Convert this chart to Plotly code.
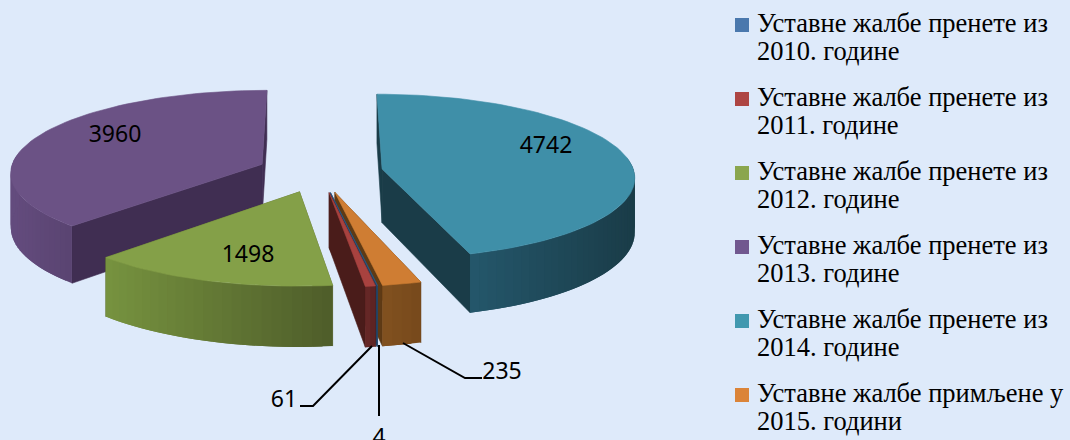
import math
import plotly.graph_objects as go

legend_first_lines = ["Уставне жалбе пренете из"] * 5 + ["Уставне жалбе примљене у"]
legend_second_lines = ["2010. године", "2011. године", "2012. године", "2013. године", "2014. године", "2015. години"]
values = [4, 61, 1498, 3960, 4742, 235]

legend_colors = ["#4a78ad", "#ad4543", "#8aa64e", "#71588f", "#4198af", "#db8438"]
top_colors = ["#2f5a85", "#a8423f", "#84a048", "#6b5285", "#3f8fa8", "#cf7d33"]
cut_colors = ["#24405f", "#4a1c1a", "#55652e", "#402e52", "#1a3c48", "#5e3a15"]
rim_light = ["#2f5a85", "#652726", "#76923f", "#644c7e", "#24566a", "#80501f"]
rim_dark = ["#24405f", "#5e2423", "#4f5e2a", "#5a4472", "#1a3c48", "#784a1c"]

# order in which the slices are painted, back to front
paint_order = [3, 4, 2, 5, 0, 1]
# clockwise from the top of the pie, the sequence starts at this slice
first_slice = 4
# labels: text centre and leader polyline
label_pos = {0: (379, 439), 1: (284, 401), 2: (248, 256), 3: (115, 136), 4: (546, 147), 5: (502, 373)}
leaders = {
    0: [(379, 345), (379, 416)],
    1: [(372, 346), (313, 406), (300, 406)],
    5: [(403, 343), (465, 378), (482, 378)],
}

CX, CY, RX, RY, TILT, EXPLODE, DEPTH = 320, 172, 252, 82, 0.09, 0.25, 54
BG = "#deeafa"
LEGEND_X, LEGEND_TEXT_X, LEGEND_Y, LEGEND_LINE, LEGEND_STEP = 742, 757, 25, 28, 74


def project(u, v, drop=0.0):
    p = 1 / (1 + TILT * v)
    return CX + RX * u * p, CY + (drop - RY * v) * p


def blend(a, b, t):
    ca = [int(a[i:i + 2], 16) for i in (1, 3, 5)]
    cb = [int(b[i:i + 2], 16) for i in (1, 3, 5)]
    return "#%02x%02x%02x" % tuple(round(x + (y - x) * t) for x, y in zip(ca, cb))


total = sum(values)
spans = {}
angle = 0.0
for k in range(len(values)):
    i = (first_slice + k) % len(values)
    sweep = 360 * values[i] / total
    spans[i] = (angle, angle + sweep)
    angle += sweep

fig = go.Figure()


def poly(points, color, width=0.6):
    fig.add_trace(go.Scatter(
        x=[p[0] for p in points] + [points[0][0]],
        y=[p[1] for p in points] + [points[0][1]],
        mode="lines", fill="toself", fillcolor=color,
        line=dict(color=color, width=width),
        showlegend=False, hoverinfo="skip"))


for i in paint_order:
    a0, a1 = spans[i]
    mid = math.radians((a0 + a1) / 2)
    ou, ov = EXPLODE * math.sin(mid), EXPLODE * math.cos(mid)
    steps = max(2, int((a1 - a0) / 2))
    ts = [math.radians(a0 + (a1 - a0) * j / steps) for j in range(steps + 1)]
    rim = [(ou + math.sin(t), ov + math.cos(t)) for t in ts]

    # the two cut faces
    for (u, v) in (rim[0], rim[-1]):
        poly([project(ou, ov), project(u, v), project(u, v, DEPTH), project(ou, ov, DEPTH)], cut_colors[i])

    # outer wall, shaded left to right; each piece overlaps the next so no seams show
    front = [j for j in range(steps) if math.cos(ts[j]) < 0.1 or math.cos(ts[j + 1]) < 0.1]
    if front:
        xs = [project(*rim[j])[0] for j in front]
        lo, hi = min(xs), max(xs)
        for j in front:
            x = project(*rim[j])[0]
            t = (x - lo) / (hi - lo) if hi > lo else 0
            e = min(j + 2, steps)
            poly([project(*rim[j]), project(*rim[e]), project(*rim[e], DEPTH), project(*rim[j], DEPTH)],
                 blend(rim_light[i], rim_dark[i], t), 0)

    # top face
    poly([project(ou, ov)] + [project(u, v) for u, v in rim], top_colors[i])

# leader lines
for pts in leaders.values():
    fig.add_trace(go.Scatter(x=[p[0] for p in pts], y=[p[1] for p in pts], mode="lines",
                             line=dict(color="#000000", width=2), showlegend=False, hoverinfo="skip"))

# value labels
fig.add_trace(go.Scatter(
    x=[label_pos[i][0] for i in range(len(values))],
    y=[label_pos[i][1] for i in range(len(values))],
    text=[str(v) for v in values], mode="text",
    textfont=dict(family="Noto Sans", size=23, color="#000000"),
    showlegend=False, hoverinfo="skip", cliponaxis=False))

# legend rows: a square and two lines of text for each series
for i in range(len(values)):
    y = LEGEND_Y + i * LEGEND_STEP
    fig.add_trace(go.Scatter(
        x=[LEGEND_X], y=[y], mode="markers",
        name=legend_first_lines[i] + " " + legend_second_lines[i],
        marker=dict(symbol="square", size=14, color=legend_colors[i]),
        showlegend=False, hoverinfo="skip"))
    fig.add_trace(go.Scatter(
        x=[LEGEND_TEXT_X, LEGEND_TEXT_X], y=[y, y + LEGEND_LINE],
        text=[legend_first_lines[i], legend_second_lines[i]],
        mode="text", textposition="middle right",
        textfont=dict(family="Liberation Serif", size=26.5, color="#000000"),
        showlegend=False, hoverinfo="skip", cliponaxis=False))

fig.update_layout(
    width=1070, height=440, margin=dict(l=0, r=0, t=0, b=0),
    paper_bgcolor=BG, plot_bgcolor=BG, showlegend=False,
    xaxis=dict(range=[0, 1070], visible=False, fixedrange=True),
    yaxis=dict(range=[440, 0], visible=False, fixedrange=True),
)

fig.write_html("out.html", config={"displayModeBar": False},
               post_script="document.body.style.margin='0';document.body.style.overflow='hidden';")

☆ ☆ ☆ ☆

Task brief:
Your task is to reproduce exactly the lines from the start of the data above through the line containing "values = [4, 61, 1498, 3960, 4742, 235]", leaving every picture out.

Correct output:
Convert this chart to Plotly code.
import math
import plotly.graph_objects as go

legend_first_lines = ["Уставне жалбе пренете из"] * 5 + ["Уставне жалбе примљене у"]
legend_second_lines = ["2010. године", "2011. године", "2012. године", "2013. године", "2014. године", "2015. години"]
values = [4, 61, 1498, 3960, 4742, 235]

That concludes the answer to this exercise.